Discussion in 'Sports and News' started by Yawn, Dec 6, 2007.

  1. jgmacg

    jgmacg Guest

    Just to enliven our discussion, what about turning the issue around? Rather than worrying about the electorate's intolerance for a candidate's beliefs, should we instead be talking about how those beliefs might make the candidate intolerant of the electorate?

    http://www.salon.com/opinion/conason/2007/12/07/religion_presidency/


    ADD:

    Peggy Noonan points out the error in Mr. Romney's speech.

    There was one significant mistake in the speech. I do not know why Romney did not include nonbelievers in his moving portrait of the great American family. We were founded by believing Christians, but soon enough Jeremiah Johnson, and the old proud agnostic mountain men, and the village atheist, and the Brahmin doubter, were there, and they too are part of us, part of this wonderful thing we have. Why did Mr. Romney not do the obvious thing and include them? My guess: It would have been reported, and some idiots would have seen it and been offended that this Romney character likes to laud atheists. And he would have lost the idiot vote.

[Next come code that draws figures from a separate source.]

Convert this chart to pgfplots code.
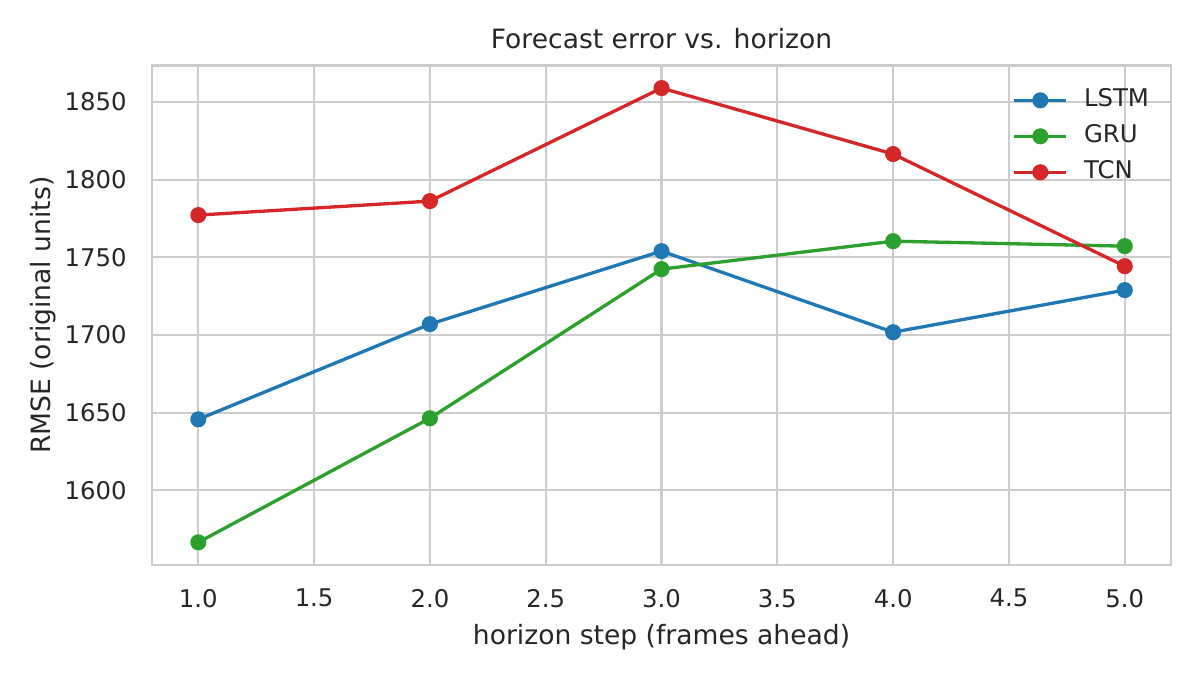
\documentclass[border=0pt]{standalone}
\usepackage{fontspec}
\setmainfont{DejaVu Sans}
\usepackage{pgfplots}
\pgfplotsset{compat=1.18}
\definecolor{tabblue}{HTML}{1F77B4}
\definecolor{tabgreen}{HTML}{2CA02C}
\definecolor{tabred}{HTML}{D62728}
\definecolor{gridgray}{HTML}{CCCCCC}
\definecolor{txt}{HTML}{262626}

\begin{document}
\begin{tikzpicture}
\begin{axis}[
	scale only axis,
	width=368.3pt, height=180.5pt,
	xmin=0.8, xmax=5.2,
	ymin=1551.9, ymax=1873.5,
	xtick={1,1.5,...,5},
	ytick={1600,1650,...,1850},
	major tick length=0pt,
	grid=major,
	major grid style={gridgray, line width=0.8pt},
	axis line style={gridgray, line width=1pt},
	/pgf/number format/assume math mode=true,
	xticklabel style={/pgf/number format/fixed, /pgf/number format/fixed zerofill,
		/pgf/number format/precision=1, anchor=north, yshift=-8.5pt},
	yticklabel style={/pgf/number format/1000 sep={}, anchor=east, xshift=-9pt},
	tick label style={font=\fontsize{8.8}{10}\selectfont, color=txt, inner sep=0pt},
	label style={font=\fontsize{9.6}{11}\selectfont, color=txt, inner sep=0pt},
	title style={font=\fontsize{9.6}{11}\selectfont, color=txt, inner sep=0pt,
		at={(axis description cs:0.5,1)}, anchor=base, yshift=0.2pt},
	xlabel style={at={(axis description cs:0.5,0)}, anchor=base, yshift=-28.6pt},
	ylabel style={at={(axis description cs:0,0.5)}, anchor=base, yshift=36.6pt},
	title={Forecast error vs. horizon},
	xlabel={horizon step (frames ahead)},
	ylabel={RMSE (original units)},
	every axis plot/.append style={line width=1.2pt, mark=*, mark size=2.3pt},
	legend image code/.code={\draw[mark repeat=2, mark phase=2]
		plot coordinates {(0pt,0pt) (9.4pt,0pt) (18.8pt,0pt)};},
	legend style={at={(axis description cs:0.844,0.955)}, anchor=north west,
		draw=none, fill=none, inner sep=0pt, row sep=4.5pt,
		font=\fontsize{8.8}{10}\selectfont, text=txt,
		nodes={inner sep=0pt, text height=6.5pt, text depth=2pt},
		column sep=5.8pt},
	legend cell align=left,
]
\addplot[tabblue, mark options={fill=tabblue, draw=tabblue}] coordinates {
(1, 1645.7) (2, 1707.0) (3, 1754.0) (4, 1701.8) (5, 1728.9)
};
\addlegendentry{LSTM}
\addplot[tabgreen, mark options={fill=tabgreen, draw=tabgreen}] coordinates {
(1, 1566.5) (2, 1646.4) (3, 1742.4) (4, 1760.4) (5, 1757.2)
};
\addlegendentry{GRU}
\addplot[tabred, mark options={fill=tabred, draw=tabred}] coordinates {
(1, 1777.2) (2, 1786.2) (3, 1859.0) (4, 1816.5) (5, 1744.3)
};
\addlegendentry{TCN}
\end{axis}
\pgfresetboundingbox
\path[use as bounding box] (-54.93pt,-41.56pt) rectangle (378.75pt,204.19pt);
\end{tikzpicture}
\end{document}
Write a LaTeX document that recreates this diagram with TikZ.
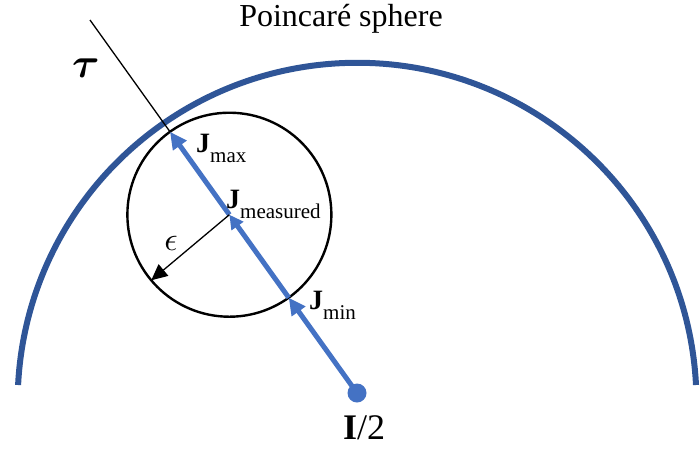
\documentclass[tikz,border=0pt]{standalone}
\usepackage{graphicx}
\usepackage{fontspec}
\setmainfont{Liberation Serif}
\usepackage{amsmath,bm}
\usetikzlibrary{arrows.meta,calc}
\definecolor{arcblue}{RGB}{47,85,151}
\definecolor{vecblue}{RGB}{68,114,196}
\newcommand\Jlab[1]{{\fontsize{28}{28}\selectfont\bfseries J}\raisebox{-10pt}{\fontsize{21}{21}\selectfont #1}}
\begin{document}
\begin{tikzpicture}[x=1pt,y=-1pt,
  vecseg/.style={line width=5pt, draw=vecblue, -{Triangle[length=17pt,width=16pt]}},
  vecsmall/.style={line width=5pt, draw=vecblue, -{Triangle[length=14pt,width=14pt]}},
  spherearc/.style={line width=6pt, draw=arcblue},
  thinline/.style={line width=1.3pt, draw=black},
  lbl/.style={inner sep=0pt, anchor=base west},
  ringnode/.style={circle, draw=black, line width=2.4pt, minimum size=204pt, inner sep=0pt, outer sep=0pt}]
\useasboundingbox (0,0) rectangle (700,451);
% big sphere arc
\draw[spherearc] (696,385) arc[start angle=2.9, end angle=177.1, radius=339.4pt];
\node[inner sep=0pt, anchor=base] (title) at (341,26) {\fontsize{32}{32}\selectfont Poincaré sphere};
% axis
\coordinate (T) at (90,20);
\coordinate (O) at (357,393);
\coordinate (M) at ($(T)!0.522!(O)$);
\coordinate (Jmax) at ($(M)!102pt!(T)$);
\coordinate (Jmin) at ($(M)!102pt!(O)$);
\node[ringnode] (C) at (M) {};
\draw[thinline] (T) -- (Jmax);
\draw[vecseg] (O) -- (Jmin);
\draw[vecsmall] (Jmin) -- (M);
\draw[vecseg] (M) -- (Jmax);
\fill[vecblue] (O) circle[radius=9.5pt];
\draw[thinline, -{Triangle[length=16pt,width=15pt]}] (M) -- (C.220);
% labels
\node[inner sep=0pt] (tau) at (86,68) {\scalebox{4.2}{$\bm{\tau}$}};
\node[inner sep=0pt] (eps) at (171,243) {\scalebox{3.3}{$\epsilon$}};
\node[lbl] (lmax) at (196,152) {\Jlab{max}};
\node[lbl] (lmeas) at (226,208) {\Jlab{measured}};
\node[lbl] (lmin) at (309,309) {\Jlab{min}};
\node[inner sep=0pt, anchor=base] (half) at (364,439) {\fontsize{36}{36}\selectfont\textbf{I}/2};
\end{tikzpicture}
\end{document}
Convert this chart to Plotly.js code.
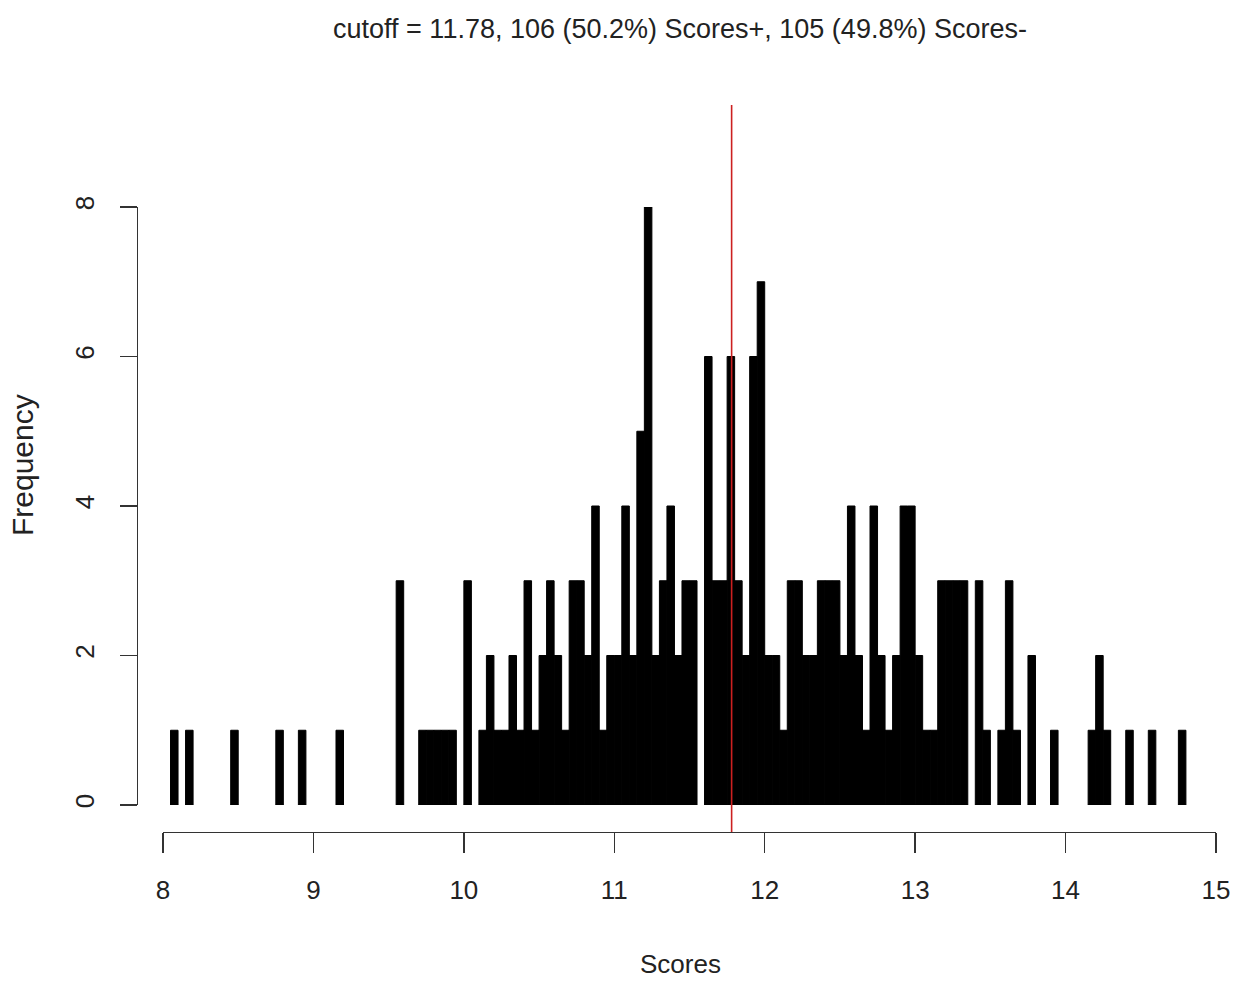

    http://online.wSportsJournalists.com/article/SB119706422040017530.html?mod=googlenews_wsj
     
  2. Ben_Hecht

    Ben_Hecht Active Member


    And again, we are compelled to dredge up the eternally-pertinent:

    "When fascism comes to America, it will be wrapped in the flag and carrying a cross."

    -- Sinclair Lewis
     
  3. Point of Order

    Point of Order Active Member

    Noonan is half right in saying that if Romney acknowledged the secular tradition in the U.S. he would lose some base votes, but her assertion that "[w]e were founded by believing Christians" is demonstrably false. Most of our founders were Deists who did not believe in any holy text. The notion to which Noonan describes attempts to re-write history through the lenses of those who have controlled this country for the past 15 years.
     
  4. One day, Yawn will have to tell us how long this thread would be if we hadn't ignored Mitt's very important spech.
     
  5. ThomsonONE

    ThomsonONE Member

    Probably not. But my issue with religion in politics isn't that the candidates positions are different than mine, and by the way he's a Mormon, it's that his positions are different than mine because he's a Mormon. I don't have an issue when someone has a position opposite mine, if they have given it some thought and after a careful analysis they come to that conclusion. My reason for not liking religious candidates is that they don't give some things ANY thought, they reflexively spout whatever position their religion tells them to. I don't want anyone in office that doesn't think for themselves. Simply referring to a 2000 year old book of folklore isn't good enough.
     
  6. Stretch15

    Stretch15 Member

    Wow...

    So, what you're saying is you have the unique ability to peer into the minds of religious candidates? And on top of that, you can actually discern what "things" they think about, and what "things" they don't give any thought to?

    You must think very highly of yourself to make such a claim.

    To say that all religious people "don't think for themselves" is utterly ridiculous, absurd and insulting.

    I'm afraid that your "disagreement" vs. "bigotry" argument just went out the window.
     
  7. Ben_Hecht

    Ben_Hecht Active Member


    That's NOT what Thomson said.

    He said they don't give SOME things ANY thought.

    I wouldn't be too high on anyone who swallowed whole regarding specific sectors of knowledge . . . religious, or otherwise.

    Try again.
     
  8. dooley_womack1

    dooley_womack1 Well-Known Member

    Happy now, yawn? About every other thread involves Mitt Romney.
     
  9. Stretch15

    Stretch15 Member

    That is what he said - read his entire post.

    I quoted Thomson word for word.

    "My reason for not liking religious candidates is that they don't give some things ANY thought, they reflexively spout whatever position their religion tells them to."

    Thomson has no idea what "things" other people give thought to and what things they don't. Thomson isn't a mind reader.

    "I don't want anyone in office that doesn't think for themselves."

    Thomson is claiming that religious candidates (and religious people as a whole) don't think for themselves, which is crazy.

    Read the entire post next time...
     
  10. jgmacg

    jgmacg Guest

    And one of the things Mr. Romney thinks - or at least said - is that "secularists" needn't think of themselves as being part of the big American crazy quilt any longer. He's happy to include those of other faiths in the big tent, but unbelievers need not apply.

    Even if it was only a rhetorical sop to the hard right, it's sort of antithetical to the American ideal of inclusion.
     
  11. buckweaver

    buckweaver Active Member

    ... or the religious mantra of inclusion, for that matter ...
     
  12. Flying Headbutt

    Flying Headbutt Moderator Staff Member

    To many, inclusion has been somehow redefined to mean when things are good. A whole lot of modern day Pharisees who go on tv all the time have forgotten the part in the bible where some dude named Jesus that they like to talk about mentions it's easier for a camel to pass through the eye of a needle than a rich man to get into heaven.